Por Omar Monroy
Esta noche rescataré un lugar de ensueño del desierto y un emotivo testimonio que me relató la señora Mireya Escobar Rivera hace veinte años. Voy a partir por lo segundo. Ella me narró que a los cinco años llegó en un enganche a la oficina salitrera Flor de de Chile, ubicada al interior de Taltal. El campamento tenía un retén de Carabineros, hospital, oficinas de los jefes, pulpería, teatro, canchas de básquetbol y de fútbol, rayuela, clubes y otros servicios.
A su papá lo llevaron enganchado de Coquimbo a la oficina Catalina y desde ahí lo trasladaron a las oficinas Flor de Chile, Chile y Alemania. La señora Mireya me contó que en Catalina estaba la estación de Ferrocarriles y que, en las décadas del cuarenta y cincuenta, la gente era llevada en camiones tolva hacia sus destinos. Para ella, el viaje en tren por el desierto es imborrable. Para conocer más a fondo sus vivencias, a continuación comparto sus recuerdos:
«Mi papá trabajaba en los bolones de ese mineral. Yo le iba a dejar el desayuno y me quedaba a ayudarlo a cargar la carretilla que él llevaba al carro del tren. Mi viejito fue calichero y luego trabajó en canchas. Yo tenía ocho años y le ayudaba a llenar los sacos y él los cosía. También, yo era buena para la pala.
Mi papá me mandaba a comprar vino con mis hermanos y nos íbamos a pie al pueblo de Refresco. Éramos nueve hermanos. Siendo una niña comencé a trabajar en los ‘ranchos’. Cuando me mandaban a lavar los platos me ponían un cajón para subir al lavaplatos, donde me esperaba un alto de vasija sucia. Como yo era chiquita de porte, no me encontraban cuando limpiaba el fondo, ya que no me veían. Además, barría el recinto, lavaba la ropa con ‘salitron’ y cargaba al hombro un saco de pan.
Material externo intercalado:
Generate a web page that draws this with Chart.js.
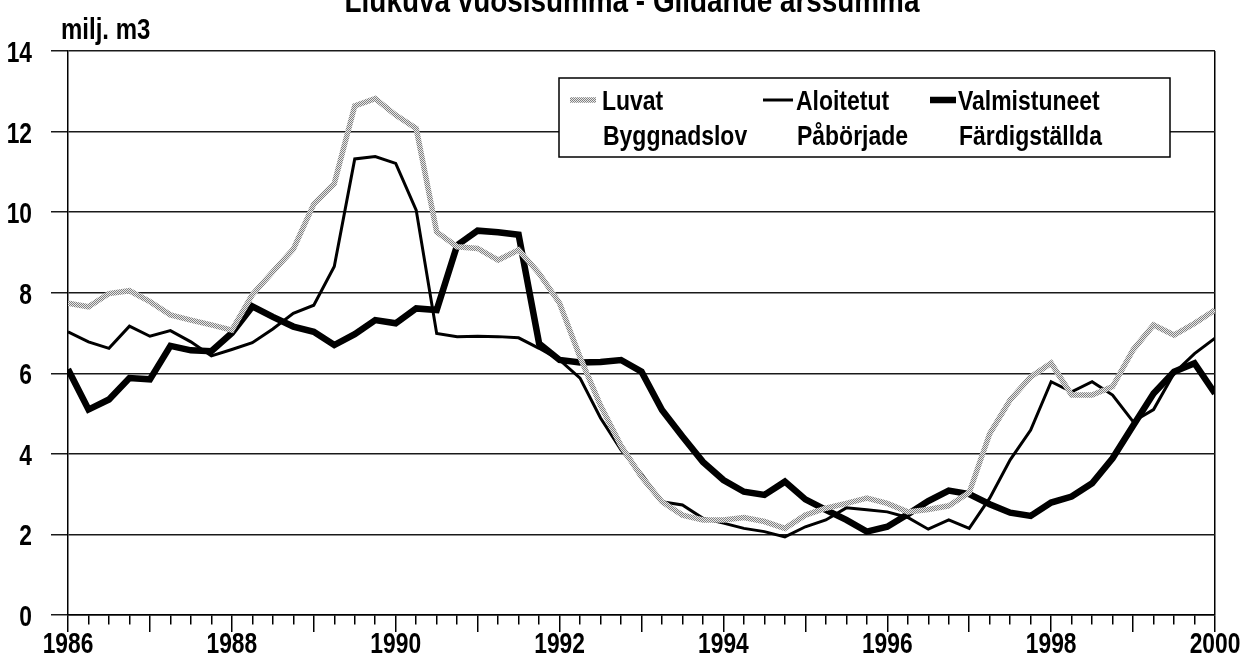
<!DOCTYPE html>
<html><head><meta charset="utf-8">
<script src="https://cdn.jsdelivr.net/npm/chart.js@4.4.1/dist/chart.umd.min.js"></script>
<style>html,body{margin:0;padding:0;background:#fff;}canvas{display:block}</style>
</head><body>
<canvas id="c" width="1240" height="666"></canvas>
<script>
const FONT = "'Liberation Sans', Arial, sans-serif";
const titleText = 'Liukuva vuosisumma - Glidande årssumma';
const unitText = 'milj. m3';
const yTicks = [0, 2, 4, 6, 8, 10, 12, 14];
const xLabelYears = [1986, 1988, 1990, 1992, 1994, 1996, 1998, 2000];

const quarters = [
 1986, 1986.25, 1986.5, 1986.75, 1987, 1987.25, 1987.5, 1987.75,
 1988, 1988.25, 1988.5, 1988.75, 1989, 1989.25, 1989.5, 1989.75,
 1990, 1990.25, 1990.5, 1990.75, 1991, 1991.25, 1991.5, 1991.75,
 1992, 1992.25, 1992.5, 1992.75, 1993, 1993.25, 1993.5, 1993.75,
 1994, 1994.25, 1994.5, 1994.75, 1995, 1995.25, 1995.5, 1995.75,
 1996, 1996.25, 1996.5, 1996.75, 1997, 1997.25, 1997.5, 1997.75,
 1998, 1998.25, 1998.5, 1998.75, 1999, 1999.25, 1999.5, 1999.75, 2000];

const luvat = [
 7.74, 7.65, 7.98, 8.05, 7.78, 7.45, 7.32, 7.20,
 7.07, 7.95, 8.52, 9.08, 10.2, 10.71, 12.64, 12.82,
 12.41, 12.08, 9.51, 9.14, 9.10, 8.81, 9.06, 8.48,
 7.74, 6.4, 5.2, 4.2, 3.43, 2.81, 2.48, 2.36,
 2.36, 2.42, 2.32, 2.15, 2.48, 2.65, 2.77, 2.90,
 2.77, 2.56, 2.62, 2.71, 3.04, 4.5, 5.34, 5.91,
 6.25, 5.46, 5.46, 5.67, 6.58, 7.20, 6.95, 7.24, 7.57];

const aloitetut = [
 7.03, 6.78, 6.62, 7.17, 6.92, 7.06, 6.78, 6.43,
 6.59, 6.76, 7.1, 7.49, 7.69, 8.65, 11.32, 11.38,
 11.21, 10.05, 6.99, 6.91, 6.92, 6.91, 6.88, 6.62,
 6.33, 5.88, 4.89, 4.1, 3.5, 2.81, 2.73, 2.40,
 2.28, 2.15, 2.07, 1.94, 2.19, 2.36, 2.66, 2.61,
 2.56, 2.42, 2.13, 2.36, 2.15, 2.9, 3.85, 4.59,
 5.79, 5.54, 5.79, 5.46, 4.80, 5.1, 6.0, 6.49, 6.87];

const valmistuneet = [
 6.1, 5.1, 5.35, 5.88, 5.85, 6.68, 6.57, 6.55,
 7.0, 7.66, 7.40, 7.16, 7.03, 6.70, 6.97, 7.32,
 7.24, 7.61, 7.57, 9.18, 9.54, 9.50, 9.44, 6.74,
 6.33, 6.27, 6.28, 6.33, 6.04, 5.09, 4.43, 3.8,
 3.35, 3.06, 2.98, 3.31, 2.87, 2.61, 2.36, 2.07,
 2.19, 2.5, 2.83, 3.09, 3.0, 2.75, 2.54, 2.46,
 2.79, 2.94, 3.27, 3.89, 4.7, 5.5, 6.04, 6.25, 5.50];

const seriesNamesFi = ['Luvat', 'Aloitetut', 'Valmistuneet'];
const seriesNamesSv = ['Byggnadslov', 'Påbörjade', 'Färdigställda'];

function halftone() {
  const c = document.createElement('canvas'); c.width = 2; c.height = 2;
  const g = c.getContext('2d');
  g.fillStyle = '#e8e8e8'; g.fillRect(0, 0, 2, 2);
  g.fillStyle = '#808080'; g.fillRect(0, 0, 1, 1); g.fillRect(1, 1, 1, 1);
  return g.createPattern(c, 'repeat');
}
const grayPattern = halftone();

const pts = arr => arr.map((v, i) => ({x: quarters[i], y: v}));

// condensed look: Liberation Sans squeezed horizontally
function narrowText(ctx, text, x, y, align, size, squeeze) {
  ctx.save();
  ctx.font = 'bold ' + size + 'px ' + FONT;
  ctx.textAlign = align;
  ctx.textBaseline = 'alphabetic';
  ctx.fillStyle = '#000';
  ctx.translate(x, y);
  ctx.scale(squeeze, 1);
  ctx.fillText(text, 0, 0);
  ctx.restore();
}

const decorPlugin = {
  id: 'decor',
  afterDraw(chart) {
    const ctx = chart.ctx;
    const xs = chart.scales.x, ys = chart.scales.y;
    // axis labels, positioned by the library's scales
    xs.ticks.forEach(t => {
      if (xLabelYears.includes(t.value)) {
        narrowText(ctx, String(t.value), xs.getPixelForValue(t.value), 653, 'center', 30, 0.76);
      }
    });
    ys.ticks.forEach(t => {
      narrowText(ctx, String(t.value), 32, ys.getPixelForValue(t.value) + 11, 'right', 30, 0.76);
    });
    // title (clipped at top as in the original)
    narrowText(ctx, titleText, 632, 12, 'center', 34, 0.82);
    // unit
    narrowText(ctx, unitText, 61, 39, 'left', 30, 0.8);
    // legend box
    ctx.save();
    const bx = 559, by = 78, bw = 611, bh = 79;
    ctx.fillStyle = '#fff';
    ctx.fillRect(bx, by, bw, bh);
    ctx.strokeStyle = '#000'; ctx.lineWidth = 1.5;
    ctx.strokeRect(bx, by, bw, bh);
    ctx.restore();
    const sampleX = [570, 763, 930], sampleW = [26, 30, 26], textX = [602, 796, 958];
    chart.data.datasets.forEach((ds, i) => {
      ctx.save();
      ctx.beginPath();
      ctx.strokeStyle = ds.borderColor;
      ctx.lineWidth = ds.borderWidth;
      ctx.lineCap = 'butt';
      ctx.moveTo(sampleX[i], 100); ctx.lineTo(sampleX[i] + sampleW[i], 100);
      ctx.stroke();
      ctx.restore();
      narrowText(ctx, seriesNamesFi[i], textX[i], 110, 'left', 28, 0.82);
      narrowText(ctx, seriesNamesSv[i], textX[i] + 1, 145, 'left', 28, 0.82);
    });
  }
};

Chart.defaults.font.family = FONT;
Chart.defaults.color = '#000';

new Chart(document.getElementById('c'), {
  type: 'line',
  data: {
    datasets: [
      {label: seriesNamesFi[0], data: pts(luvat), borderColor: grayPattern, borderWidth: 5.5},
      {label: seriesNamesFi[1], data: pts(aloitetut), borderColor: '#000', borderWidth: 3},
      {label: seriesNamesFi[2], data: pts(valmistuneet), borderColor: '#000', borderWidth: 6.5}
    ]
  },
  options: {
    responsive: false,
    animation: false,
    devicePixelRatio: 1,
    elements: {point: {radius: 0}, line: {tension: 0, borderJoinStyle: 'miter', borderCapStyle: 'butt'}},
    layout: {padding: {top: 51, right: 25, left: 0, bottom: 0}},
    plugins: {legend: {display: false}, title: {display: false}, tooltip: {enabled: false}},
    scales: {
      x: {
        type: 'linear',
        min: quarters[0], max: quarters[quarters.length - 1],
        afterFit: s => { s.height = 51; },
        border: {display: true, color: '#000', width: 1.5},
        grid: {
          drawOnChartArea: true,
          color: c => (c.tick && c.tick.value === quarters[quarters.length - 1]) ? '#000' : 'rgba(0,0,0,0)',
          lineWidth: 1.5,
          tickColor: '#000',
          tickWidth: 1.5,
          tickLength: 17,
          tickBorderDash: c => (c.tick && Number.isInteger(c.tick.value)) ? [] : [9, 100]
        },
        ticks: {stepSize: 0.25, autoSkip: false, maxRotation: 0, display: false}
      },
      y: {
        min: yTicks[0], max: yTicks[yTicks.length - 1],
        afterFit: s => { s.width = 68; },
        border: {display: true, color: '#000', width: 1.5},
        grid: {color: '#1a1a1a', lineWidth: 1.5, tickLength: 17},
        ticks: {stepSize: 2, display: false}
      }
    }
  },
  plugins: [decorPlugin]
});
</script>
</body></html>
Los empleados tenían su propio club y vivían aparte. Había rivalidad entre los dos campamentos, entre adultos y niños. Para nosotros, los pretenciosos empleados eran los ‘piojentos’. Pero ellos decían lo mismo de nosotros, ya que también nos miraban en menos. Los obreros tenían una fonda en donde se divertían.
En el verano, los niños se iban a bañar a un pozo, pese a que estaba prohibido su uso. De hecho, había peligrosos piques. Ahí bajaban a la borra. Era además un lugar infeccioso, aunque para nosotros era como una laguna. Los carabineros nos iban a sacar y nos detenían para entregarnos a los papás, quienes nos daban la ‘chanca’ con una ancha correa de suela. A mí me llegaba de vez en cuando una patadita con un ‘calamorro’.
Los que tenían plata se iban a bañar a las playas de Taltal. Pero como nosotros éramos pobres, debíamos conformarnos con bañarnos en una batea».